仮にテキサス州を一国とみなした場合、世界における名目GDPランキングは驚くことに、カナダ、韓国、ロシア、オーストラリアを抜いて全世界で10番目という位置づけになります。
アメリカの一つの州のGDPが世界10位に入るのです。全米広しといえども、このような州はカリフォルニアとテキサスしかありません。一つの州でありながら、なぜ、世界10番目のGDPを誇っているのでしょうか。この巨大なGDPの底支えをしている大きな要因の一つは、メキシコ湾岸のシェールガス・シェールオイルをはじめとする活発な資源開発です。
豊富な資源は産業の源であり、ヒト・モノ・カネを生み出す源泉です。テキサス州はこうした資源開発から長期的な経済的メリットを得ているのです。
ビジネスフレンドリー──企業に優しいテキサス
テキサス州は、企業に対しても理想的で優しい環境が整っています。テキサスには「Right-to-work法」という法律があります。これは、労働者に労働組合への加入を強制しないようにするもので、アメリカの企業にとっては非常に助かるものです。
日本人の感覚ではイメージしにくいかもしれませんが、アメリカという国には、人種や人権などを理由にして企業に強気な態度をとる労働組合が存在します。

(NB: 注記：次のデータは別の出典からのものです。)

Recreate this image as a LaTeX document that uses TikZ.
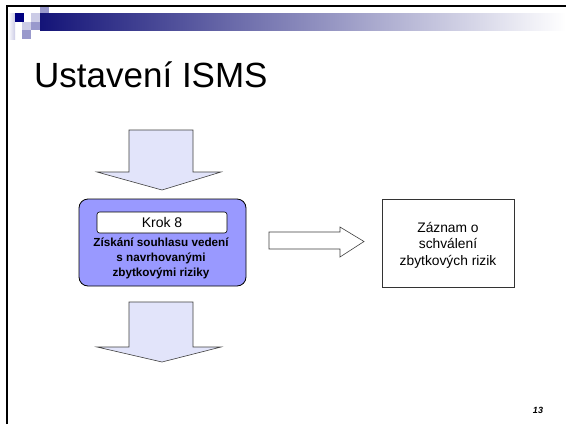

この法律はそういった主張を激減させ、経営を円滑に進められるのです。
また、皆さんご存知だと思いますがアメリカは訴訟大国です。
「コーヒーをこぼしただけで、裁判で3億円もの賠償金判決が下された」と日本でも報道されたことがあります。テキサスは企業活動をするにあたって、こうした訴訟面で他州よりも安心できる要因があります。
それは、テキサスは裁判所判事の多くが、合衆国憲法を公明正大にきちんと遵守しているということです。判事が、感情や人情に影響されて法を解釈しません。
例えば、一般人からなる陪審員たちが原告に同情して、被告企業に対して多額の賠償金を支払うような判決が下されたとします。テキサスでは、そのような判決が2審、3審で覆される確率が非常に高いのです。
一方、カリフォルニアは合衆国憲法の解釈は時代ごとの社会情勢に応じて進化するべきだと考えているリベラルな判事が圧倒的に多いので、被告の企業にとって厳しい判決が下される確率が高いのです。
住宅価格はカリフォルニアの半分
私はテキサス州プレイノとカリフォルニア州ロサンゼルスに住居があるため、テキサスとカリフォルニアの違いがはっきりとわかります。
カリフォルニアの住宅販売価格の中央値は49万9900ドルです。一方、テキサスは26万9900ドルなので、カリフォルニアの半分程度の金額で住宅が購入できます。この価格はあくまでも各州の中央値です。
例えば、カリフォルニアでもシリコンバレーあたりの中央値は127万ドルもします。ちなみに全米の中央値は24万7800ドルなので、テキサスはほぼ全米の中央値並みだといえます。
過去30年間人口が増え続けており、アメリカの都市圏中、第4位(ダラス)と第5位(ヒューストン)の人口を有するテキサスですが、カリフォルニアなど他の州とくらべてもテキサスの不動産価格はまだまだ圧倒的に安いのです。